2. The “experimental” or more radically different episode is introduced. These special episodes shake up the viewers preconceptions about the show. Many of these are written and directed by Whedon himself, and make up some of the best episodes of the series, culminating in Season 6’s “Once more with feeling.” Season 3 comes out of the gate this way with “Anne” (Buffy alone in LA), and continues with “The Zeppo” (told entirely from Xander‘s perspective), and “The Wish” and “Doppelgangland” (where an alternate version of the town and characters are explored). These introduce vampire Willow, who heralds some of the long term changes in store. Willow: “It’s horrible! That’s me as a vampire? I’m so evil and…skanky. And I think I’m kinda gay.”
3. The main series arcs become more integrated with each of the shows. We get the best darkly comic villain of the whole series, the sinister “Mayor.” The arcing becomes so sophisticated that even the most standalone episodes have important changes affecting the relationships of the characters. We meet bad-girl Faith, who provides delicious counterpoint to Buffy’s honor-bound sense of duty — not to mention introducing sexy newcomer Eliza Dushku. Her presence, twisting as it does across the entire season and winding together with the overall villain arc helps stich the entire season together. The result is very few episodes that feel standalone, as even those with a monster of the week are moving forward the relationships between the characters.
4. Sub arcing involving character relationships, notably the love lives of Xander, Willow, Cordelia, Oz etc. proceeds fast and furiously.
This season could have sunk the show, as High School shows often fail after graduation. It’s stil a transitional season, but it accurately reflects many details of college life (adapted to the Buffyverse). The show’s formula is mildly upset by the change. The relationship of the Scooby Gang (the main gang of friends) and mentor Giles teeters — enough that by season five, college will be downplayed and a new equilibrium established around the magic shoppe as headquarters.

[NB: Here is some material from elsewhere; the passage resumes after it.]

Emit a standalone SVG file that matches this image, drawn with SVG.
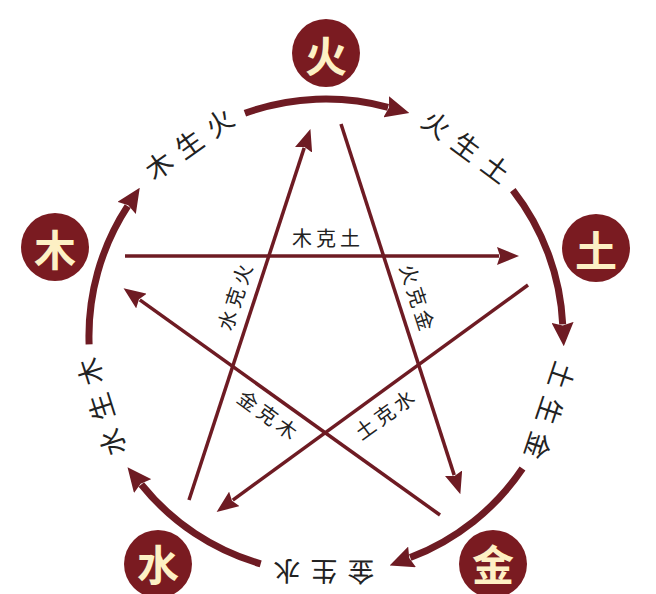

Additionally, the main villain of the season is the weakest of the series, involving a government/army conspiracy and a frankenstein-come-terminator monster. Still, the great writing holds everything together through the change.
Many classic elements of a High Schooler’s transition to college are parodied successfully: college jitters, bad roommates, one night stands, over-drinking, fraternities, four-year lesbians, etc. The show keeps us engaged by continuing the ever evolving relationships. Willow and Oz explode, and she goes gay. Xander finds love with an ex-demon. Buffy has her only healthy relationship of the entire show. Spike, the popular villain from season two makes a return and begins a long an amazing transformation that is pretty much a Whedon halmark, where villains can become heros and heros villains.
The tradition of special episodes also continues with the groundbreaking “Hush,” the extraordinarily creative “Superstar,” and the oddball “Restless.” In “Superstar” for example a relatively minor (at this point) reoccurring character from the past literarily takes over the show. This extends to a meta level, involving the creation of a new custom title sequence just for the episode. There is a radical creativity here, a willingness to experiment and play with even the container and format of TV itself.